Comput Methods Programs Biomed. 2023 Jun:235:107537. doi: 10.1016/j.cmpb.2023.107537. Epub 2023 Apr 5.

Abstract

Background and objective: Increasing and compelling evidence has been proved that urinary and dietary metal exposure are underappreciated but potentially modifiable biomarkers for type 2 diabetes mellitus (T2DM). The aims of this study were (1) to identify the key potential biomarkers which contributed to T2DM with effective and parsimonious features and (2) to assess the utility of baseline variables and metal exposure in the diagnosis of T2DM.

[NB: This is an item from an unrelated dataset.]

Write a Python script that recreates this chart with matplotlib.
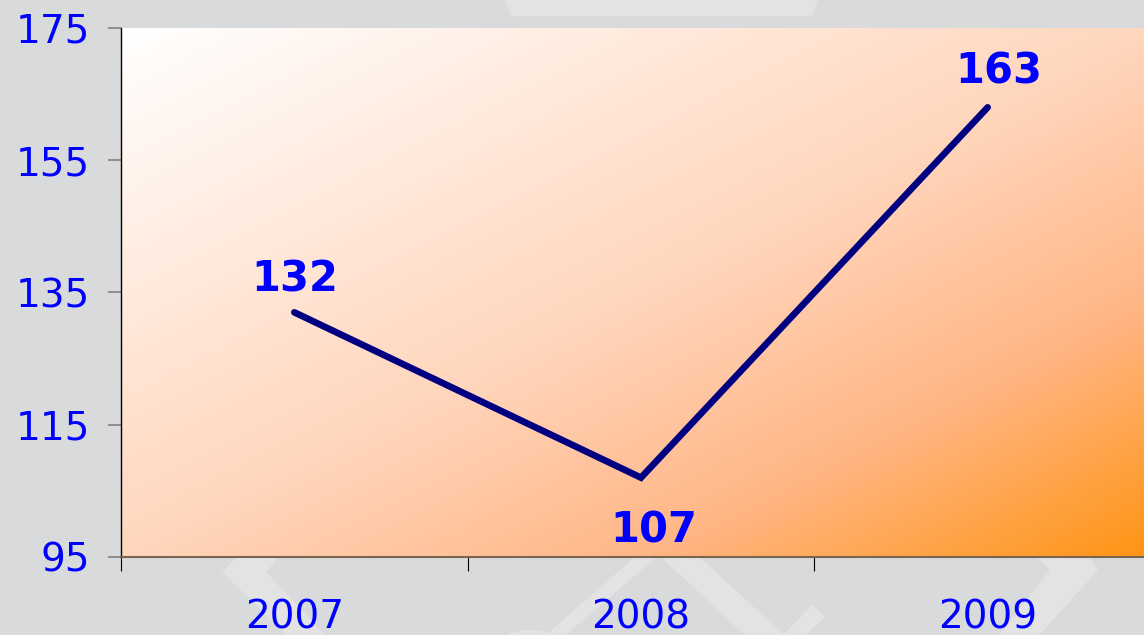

Methods: Based on the National Health and Nutrition Examination Survey (NHANES), we selected 9822 screening records with 82 significant variables covering demographics, lifestyle, anthropometric measures, diet and metal exposure for this study. Combining extreme gradient boosting (XGBoost), random forest and light gradient boosting machine (lightGBM), a soft voting ensemble model was proposed to measure the importance of 82 features. With this soft voting ensemble model and variance inflation factor (VIF), strong multicollinear features with low importance scores were further removed from candidate biomarkers. Then, a soft voting ensemble classifier was adopted to demonstrate the efficiency of the proposed feature selection method.

Results: With the novel feature selection method, 12 baseline variables and 3 metal variables were selected to detect patients at risk for T2DM in our study. For metal variables, the dietary copper (Cu), urinary cadmium (Cd) and urinary mercury (Hg) metals were selected as the most remarkable metal exposure and the corresponding P-values were all less than 0.05. In a classification model of T2DM with 12 baseline biomarkers, the addition of 3 metal exposure improved the classification accuracy of T2DM from a traditional area under the curve (AUC) 0.792 of the receiver operating characteristic (ROC) to an AUC 0.847.

Conclusions: This was the first demonstration of T2DM classification with machine learning under urinary and dietary metal exposure. Improved prediction precision illustrated the effectiveness of the proposed machine learning-based diagnosis model facilitated lifestyle/dietary intervention for T2DM prevention.

Keywords: Environmental metal exposure; Machine learning; Statistical analysis; Type 2 diabetes mellitus.

MeSH terms

  • Biomarkers
  • Diabetes Mellitus, Type 2* / diagnosis
  • Humans
  • Machine Learning
  • Nutrition Surveys

Substances

  • Biomarkers